### Stated exercise
The lines to return are those from the one containing "Reproduce this chart with Plotly." down to the one containing "import plotly.graph_objects as go", inclusive; return them exactly and nothing else.

### Supplied data
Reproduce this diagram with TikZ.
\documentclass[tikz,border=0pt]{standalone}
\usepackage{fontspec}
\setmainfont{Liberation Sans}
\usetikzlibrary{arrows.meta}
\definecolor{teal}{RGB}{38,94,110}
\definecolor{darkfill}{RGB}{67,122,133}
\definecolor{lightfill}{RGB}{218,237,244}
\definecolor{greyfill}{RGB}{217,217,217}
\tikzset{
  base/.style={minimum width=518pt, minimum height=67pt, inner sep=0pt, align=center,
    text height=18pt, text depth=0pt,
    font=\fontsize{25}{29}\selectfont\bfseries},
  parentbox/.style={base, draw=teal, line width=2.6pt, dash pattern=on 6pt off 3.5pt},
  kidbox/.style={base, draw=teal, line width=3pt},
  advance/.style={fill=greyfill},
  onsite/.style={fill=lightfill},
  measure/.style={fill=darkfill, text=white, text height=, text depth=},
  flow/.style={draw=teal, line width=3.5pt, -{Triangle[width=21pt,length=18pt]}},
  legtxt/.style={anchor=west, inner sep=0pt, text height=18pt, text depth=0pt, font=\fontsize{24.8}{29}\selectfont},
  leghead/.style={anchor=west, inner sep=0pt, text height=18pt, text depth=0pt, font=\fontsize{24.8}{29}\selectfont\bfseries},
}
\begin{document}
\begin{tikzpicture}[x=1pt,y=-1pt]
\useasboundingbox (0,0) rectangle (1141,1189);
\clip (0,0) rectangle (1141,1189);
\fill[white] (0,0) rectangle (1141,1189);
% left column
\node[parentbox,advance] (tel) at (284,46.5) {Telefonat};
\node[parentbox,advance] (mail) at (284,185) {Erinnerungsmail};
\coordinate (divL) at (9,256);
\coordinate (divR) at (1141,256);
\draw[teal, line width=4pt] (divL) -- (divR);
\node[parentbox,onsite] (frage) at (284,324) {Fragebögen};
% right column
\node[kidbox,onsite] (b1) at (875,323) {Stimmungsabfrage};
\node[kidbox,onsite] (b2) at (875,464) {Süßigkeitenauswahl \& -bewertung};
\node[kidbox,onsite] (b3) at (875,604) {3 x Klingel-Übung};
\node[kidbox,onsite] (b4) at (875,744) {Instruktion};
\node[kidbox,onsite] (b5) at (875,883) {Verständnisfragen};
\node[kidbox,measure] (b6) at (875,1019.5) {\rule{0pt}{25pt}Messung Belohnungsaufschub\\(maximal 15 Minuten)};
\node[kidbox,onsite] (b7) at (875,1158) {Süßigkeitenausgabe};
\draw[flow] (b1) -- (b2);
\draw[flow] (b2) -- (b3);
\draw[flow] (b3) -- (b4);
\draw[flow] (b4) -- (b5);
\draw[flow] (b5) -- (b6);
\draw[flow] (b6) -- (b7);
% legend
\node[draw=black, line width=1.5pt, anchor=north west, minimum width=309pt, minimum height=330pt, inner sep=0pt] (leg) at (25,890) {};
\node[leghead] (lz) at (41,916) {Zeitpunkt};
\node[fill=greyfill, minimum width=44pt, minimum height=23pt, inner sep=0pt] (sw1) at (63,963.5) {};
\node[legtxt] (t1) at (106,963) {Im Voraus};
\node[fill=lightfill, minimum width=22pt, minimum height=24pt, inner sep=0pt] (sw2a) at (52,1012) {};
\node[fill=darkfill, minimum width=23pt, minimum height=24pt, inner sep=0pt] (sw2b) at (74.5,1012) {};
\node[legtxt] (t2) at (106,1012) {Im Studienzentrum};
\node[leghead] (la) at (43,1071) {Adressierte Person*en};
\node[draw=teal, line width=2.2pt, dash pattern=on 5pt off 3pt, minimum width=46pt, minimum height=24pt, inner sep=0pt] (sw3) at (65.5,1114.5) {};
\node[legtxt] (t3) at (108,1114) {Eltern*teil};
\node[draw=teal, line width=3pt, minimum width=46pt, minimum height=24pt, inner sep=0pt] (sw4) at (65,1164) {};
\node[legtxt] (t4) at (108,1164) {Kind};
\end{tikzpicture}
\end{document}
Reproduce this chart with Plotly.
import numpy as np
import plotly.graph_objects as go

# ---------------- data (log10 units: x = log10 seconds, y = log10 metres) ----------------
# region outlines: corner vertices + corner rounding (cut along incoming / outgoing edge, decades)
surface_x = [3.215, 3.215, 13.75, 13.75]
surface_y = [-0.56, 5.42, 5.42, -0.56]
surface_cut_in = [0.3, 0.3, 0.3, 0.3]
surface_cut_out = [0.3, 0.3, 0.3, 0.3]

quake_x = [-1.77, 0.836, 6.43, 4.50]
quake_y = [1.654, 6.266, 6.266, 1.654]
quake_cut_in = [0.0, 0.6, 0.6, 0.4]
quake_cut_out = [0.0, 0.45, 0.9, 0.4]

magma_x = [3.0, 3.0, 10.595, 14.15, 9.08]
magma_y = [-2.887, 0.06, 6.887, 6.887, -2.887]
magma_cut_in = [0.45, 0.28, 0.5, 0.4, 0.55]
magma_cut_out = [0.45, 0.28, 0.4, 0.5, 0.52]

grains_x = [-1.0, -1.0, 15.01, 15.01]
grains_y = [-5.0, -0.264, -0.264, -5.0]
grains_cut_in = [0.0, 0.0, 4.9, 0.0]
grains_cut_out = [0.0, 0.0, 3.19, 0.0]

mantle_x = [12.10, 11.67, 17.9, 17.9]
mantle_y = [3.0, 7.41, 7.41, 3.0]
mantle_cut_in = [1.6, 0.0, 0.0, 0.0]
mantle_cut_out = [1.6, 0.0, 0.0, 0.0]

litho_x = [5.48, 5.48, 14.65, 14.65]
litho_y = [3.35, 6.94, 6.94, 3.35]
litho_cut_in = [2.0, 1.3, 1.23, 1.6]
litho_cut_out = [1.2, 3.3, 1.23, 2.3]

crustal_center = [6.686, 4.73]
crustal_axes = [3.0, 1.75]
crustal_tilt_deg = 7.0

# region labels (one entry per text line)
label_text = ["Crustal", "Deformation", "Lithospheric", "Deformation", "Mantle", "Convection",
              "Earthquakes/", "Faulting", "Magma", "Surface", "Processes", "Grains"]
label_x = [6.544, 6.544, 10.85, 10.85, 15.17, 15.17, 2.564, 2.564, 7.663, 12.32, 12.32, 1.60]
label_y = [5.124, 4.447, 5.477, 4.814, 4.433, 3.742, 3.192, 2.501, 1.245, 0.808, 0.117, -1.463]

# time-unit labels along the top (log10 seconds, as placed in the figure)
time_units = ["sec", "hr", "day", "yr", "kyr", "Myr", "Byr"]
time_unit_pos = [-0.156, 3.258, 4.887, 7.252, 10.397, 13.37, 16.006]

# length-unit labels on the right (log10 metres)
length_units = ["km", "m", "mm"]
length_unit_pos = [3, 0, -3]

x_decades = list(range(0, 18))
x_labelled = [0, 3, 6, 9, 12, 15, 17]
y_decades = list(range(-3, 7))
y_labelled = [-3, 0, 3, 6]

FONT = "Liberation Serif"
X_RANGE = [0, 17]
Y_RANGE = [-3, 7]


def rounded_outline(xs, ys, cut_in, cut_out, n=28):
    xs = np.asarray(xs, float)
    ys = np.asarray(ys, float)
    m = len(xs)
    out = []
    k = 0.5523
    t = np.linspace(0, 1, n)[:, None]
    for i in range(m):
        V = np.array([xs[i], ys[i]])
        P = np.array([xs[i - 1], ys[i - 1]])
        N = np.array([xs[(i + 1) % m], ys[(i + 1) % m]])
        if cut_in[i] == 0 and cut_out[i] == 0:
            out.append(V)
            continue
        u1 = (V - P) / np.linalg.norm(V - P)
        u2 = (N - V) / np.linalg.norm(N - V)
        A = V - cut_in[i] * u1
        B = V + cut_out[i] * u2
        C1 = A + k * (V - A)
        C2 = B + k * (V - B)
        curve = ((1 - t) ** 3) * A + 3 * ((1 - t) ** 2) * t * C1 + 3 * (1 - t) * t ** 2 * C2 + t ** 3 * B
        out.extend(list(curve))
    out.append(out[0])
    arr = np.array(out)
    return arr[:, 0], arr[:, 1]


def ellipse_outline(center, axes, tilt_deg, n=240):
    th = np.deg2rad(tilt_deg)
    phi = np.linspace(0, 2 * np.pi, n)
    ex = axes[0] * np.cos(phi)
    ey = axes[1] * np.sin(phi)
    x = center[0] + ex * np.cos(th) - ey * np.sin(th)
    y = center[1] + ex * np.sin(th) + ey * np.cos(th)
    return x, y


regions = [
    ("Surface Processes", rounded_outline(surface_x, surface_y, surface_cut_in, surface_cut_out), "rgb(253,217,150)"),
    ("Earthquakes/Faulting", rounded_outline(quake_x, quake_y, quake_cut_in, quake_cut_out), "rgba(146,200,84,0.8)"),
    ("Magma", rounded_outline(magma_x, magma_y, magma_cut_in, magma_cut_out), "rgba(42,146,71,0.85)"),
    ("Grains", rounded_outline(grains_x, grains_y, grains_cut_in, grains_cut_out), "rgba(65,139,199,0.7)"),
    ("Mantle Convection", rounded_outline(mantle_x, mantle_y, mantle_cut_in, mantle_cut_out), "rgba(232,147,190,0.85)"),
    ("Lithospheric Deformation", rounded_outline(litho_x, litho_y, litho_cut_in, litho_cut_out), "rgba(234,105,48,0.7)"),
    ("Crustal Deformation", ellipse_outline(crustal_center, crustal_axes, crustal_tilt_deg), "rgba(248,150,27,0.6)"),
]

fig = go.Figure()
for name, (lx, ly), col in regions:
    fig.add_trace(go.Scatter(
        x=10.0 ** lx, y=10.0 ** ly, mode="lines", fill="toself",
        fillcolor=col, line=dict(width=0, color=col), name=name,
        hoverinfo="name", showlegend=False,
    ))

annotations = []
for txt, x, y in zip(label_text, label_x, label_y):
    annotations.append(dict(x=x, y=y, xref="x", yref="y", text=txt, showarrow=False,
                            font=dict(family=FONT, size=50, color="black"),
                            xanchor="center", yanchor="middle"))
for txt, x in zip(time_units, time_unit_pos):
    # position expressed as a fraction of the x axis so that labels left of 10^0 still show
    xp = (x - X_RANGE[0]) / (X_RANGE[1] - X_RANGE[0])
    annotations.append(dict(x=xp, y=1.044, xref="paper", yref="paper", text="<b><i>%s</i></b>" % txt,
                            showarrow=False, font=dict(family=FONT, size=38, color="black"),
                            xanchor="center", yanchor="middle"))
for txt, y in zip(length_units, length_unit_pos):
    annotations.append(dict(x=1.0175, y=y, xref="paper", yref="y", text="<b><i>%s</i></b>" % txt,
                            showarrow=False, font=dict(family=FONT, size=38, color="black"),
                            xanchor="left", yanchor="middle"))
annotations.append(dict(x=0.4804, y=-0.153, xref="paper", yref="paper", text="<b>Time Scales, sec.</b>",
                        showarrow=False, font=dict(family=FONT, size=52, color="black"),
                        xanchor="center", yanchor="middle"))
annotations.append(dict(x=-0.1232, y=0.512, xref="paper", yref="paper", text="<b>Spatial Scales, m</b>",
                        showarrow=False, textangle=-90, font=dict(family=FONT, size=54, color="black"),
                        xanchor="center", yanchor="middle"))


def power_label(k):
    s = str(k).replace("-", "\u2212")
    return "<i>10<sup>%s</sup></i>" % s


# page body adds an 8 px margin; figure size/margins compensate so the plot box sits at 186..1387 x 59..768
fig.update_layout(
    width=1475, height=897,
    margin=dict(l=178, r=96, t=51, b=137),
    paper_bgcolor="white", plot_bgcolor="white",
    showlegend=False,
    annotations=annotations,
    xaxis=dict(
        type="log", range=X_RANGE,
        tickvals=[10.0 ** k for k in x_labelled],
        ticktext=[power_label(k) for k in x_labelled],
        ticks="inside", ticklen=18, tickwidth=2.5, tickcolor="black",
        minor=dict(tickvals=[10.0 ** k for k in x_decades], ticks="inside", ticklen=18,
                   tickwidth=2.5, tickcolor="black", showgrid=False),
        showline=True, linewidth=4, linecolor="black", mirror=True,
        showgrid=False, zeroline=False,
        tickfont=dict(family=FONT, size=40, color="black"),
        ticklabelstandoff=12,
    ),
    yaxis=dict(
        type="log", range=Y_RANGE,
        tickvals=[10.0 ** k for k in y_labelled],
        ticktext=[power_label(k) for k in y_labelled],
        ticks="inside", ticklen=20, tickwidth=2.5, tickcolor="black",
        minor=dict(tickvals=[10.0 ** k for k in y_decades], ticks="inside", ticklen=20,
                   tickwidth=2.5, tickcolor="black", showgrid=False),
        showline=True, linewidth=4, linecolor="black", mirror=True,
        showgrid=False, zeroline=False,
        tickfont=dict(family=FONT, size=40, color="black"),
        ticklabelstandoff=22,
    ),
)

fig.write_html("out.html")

### Exercise solution
Reproduce this chart with Plotly.
import numpy as np
import plotly.graph_objects as go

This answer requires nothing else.